I can assure JI Robertson that I really do think this is a superb film: because 40 people walked out of the cinema he was in is as irrelevant to proving its weakness as the number of bums on seats at, say the Phantom Menace 'proving' that that was a good film.
It is not an action film; it is slow; it is primarily a character piece and therefore works against expectations of Westerns, but that doesn't mean it's not a great one. It actually addresses a central theme of the genre, one that has been explored in various ways for years, that of the clash between celebrity reputation and reality. Pitt's Jesse is capricious, brutal, unstable, murderous, disturbed.

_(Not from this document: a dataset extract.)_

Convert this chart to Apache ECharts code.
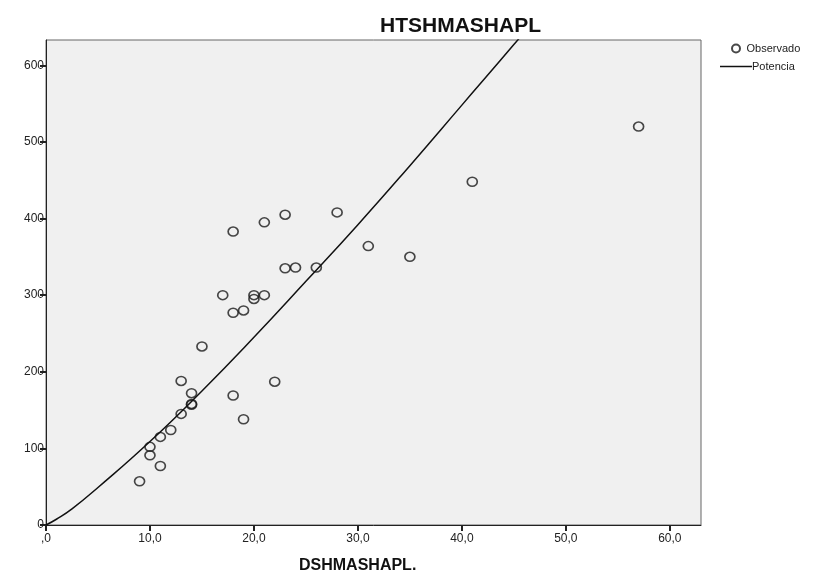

Ford's disappointed idolatry and a desire for some celebrity status of his own through killing him after his 'hero' rebuffs and insults him, is doomed. Ford is vilified by those who prefer the mythology about the outlaw. And there is certainly no pretence that Ford kills James as an expression of justice.
The performances of Pitt and Affleck are superb, particularly the latter's depiction of craven idolisation curdling into resentment, envy and desire for esteem, if not his hero's, then the public's, which, they determinedly refuse to give. The soundtrack is wonderful and the cinematography, by Roger Deakins who also DP'd No Country For Old Men, is broodingly beautiful. This really lingers in the memory. It amazes me that we can see all sorts of mediocrity replicated in hundreds of cinemas, but it's so hard to find this gem. Saw it for the first time a couple of weeks ago and desperate to see it again, but where?